In the Experience Diagram, it’s the sharing of Feelings that delivers the emotional closeness…the connection that we crave in an intimate relationship. The Feelings of loving and being loved comes as we vulnerably share our feelings. The belief that we are loved, can also come from behaviors that prove or demonstrate love. And yet the experience is deepened when vulnerable feelings are shared.

Resistance to Vulnerably Naming Feelings

  1. Fear of Vulnerability: What if I drop my guard and tell my partner that I feel frightened, or hurt by his behavior. Or, I feel happy when she is affectionate with me. What if I share that I desire more time with him and he isn’t willing? Or, I’m concerned about her drinking. All of these confessions are like a boxer dropping gloved hands to his sides, leaving himself vulnerable to a painful punch. What if my partner is unwilling to respond to my needs? What if my partner doesn’t care about loving me in my primary love language? (Gary Smalley’s book, The Five Love Languages.) What then?
  2. The Male Ego: My late husband Jim grew up in Oklahoma with “good old boys.” Real men didn’t talk about feelings. I quote him, “Our coach told me to have the Feeling Word Families List in front of me every time Nancy and I scheduled a Skilled Discussion. It was humiliating to have to go to the list to identify what I was feeling! But I loved Nancy and was willing to do anything to save our marriage, so I swallowed my pride. I only needed the list for a short time. Soon I was able to share a variety of feelings.”
  3. The Straight-Jacket Effect: My poor communication methods were very deeply ingrained. For the first few months we were using the respectful methods our coach was teaching us, it felt like I was wearing a verbal straight-jacket. I couldn’t open my mouth without first checking, “What words am I about to use? What is my tone of voice? How will this sound to Jim?” Then in my mind, I’d translate my old speaking habits into the new, more respectful methods we were learning. It was a lot like learning to speak in a foreign language! Learn more about these communication methods in my book, “How to Stay Married….And Love it!”
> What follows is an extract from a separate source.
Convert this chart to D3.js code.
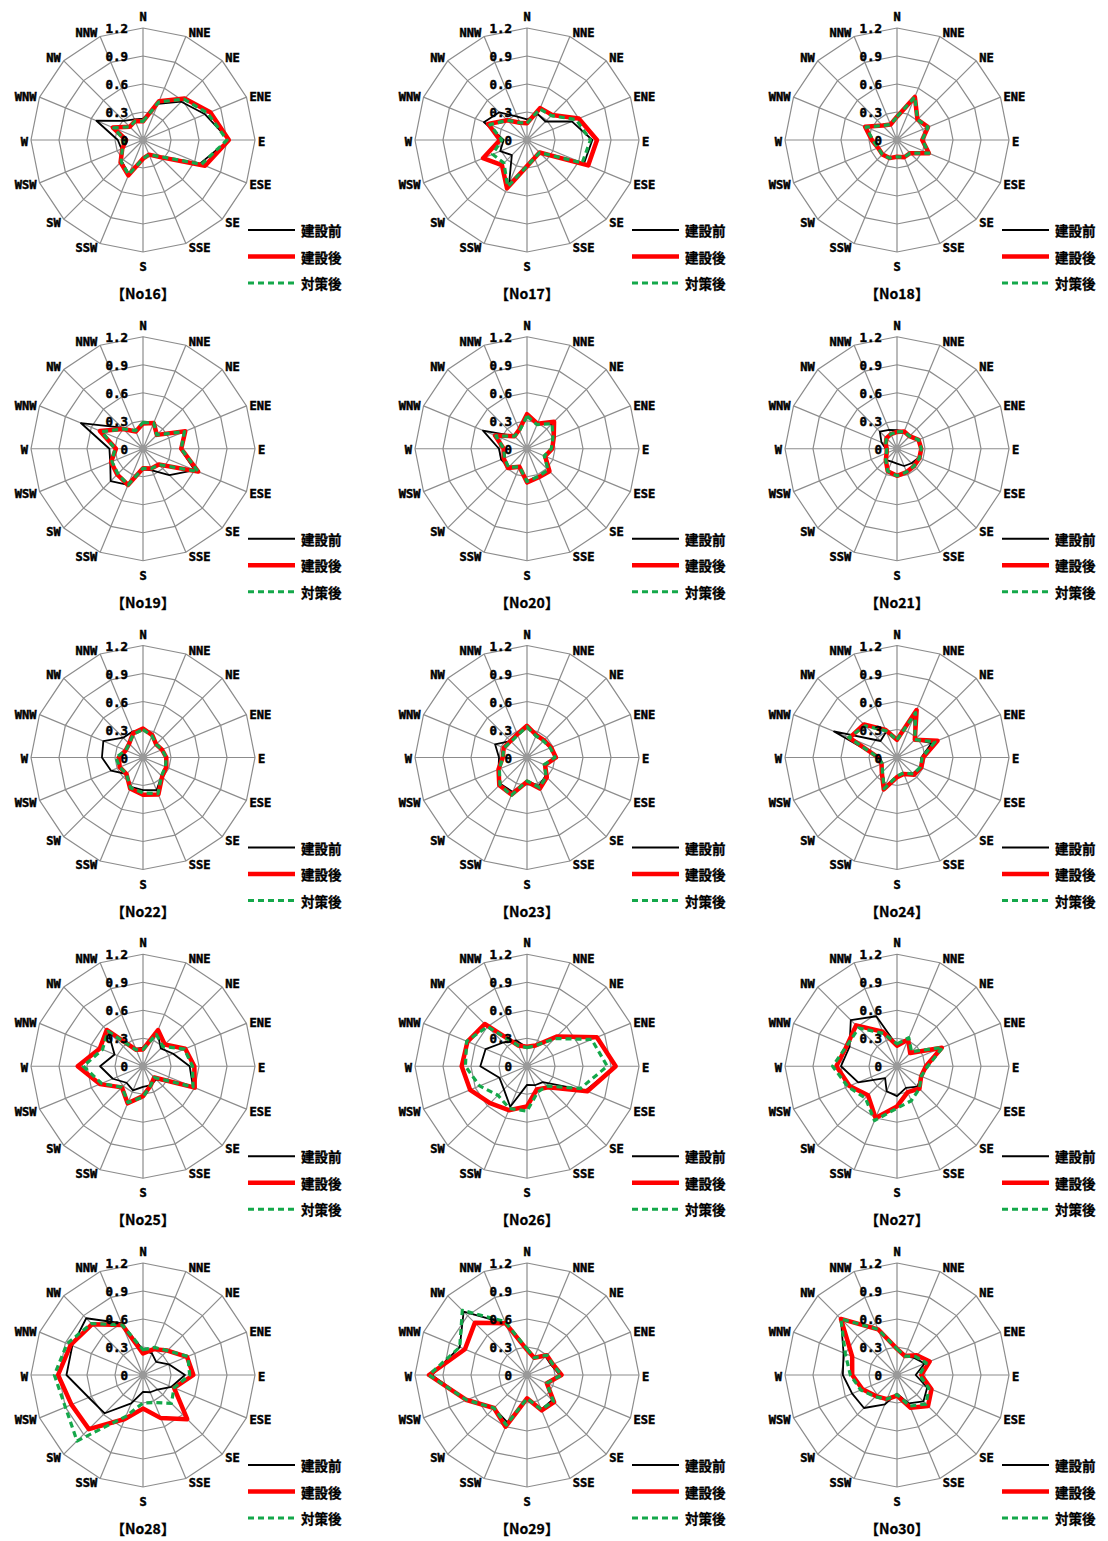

The Results of Communicating Vulnerably and Respectfully

  1. Knowing I am being heard and understood.
  2. Greater peace between us.
  3. Issues resolved without fighting.
  4. Greater self-respect when I treat my partner with respect.
  5. Feelings of love restored, emotional connection deepened.
  6. Confidence that we have the skills needed to work through any issue for the rest of our lives!

Famous Quote from Jim Landrum

“Learning to communicate well requires practice, persistence, and patience, but the pay-off of a great marriage is worth the effort!”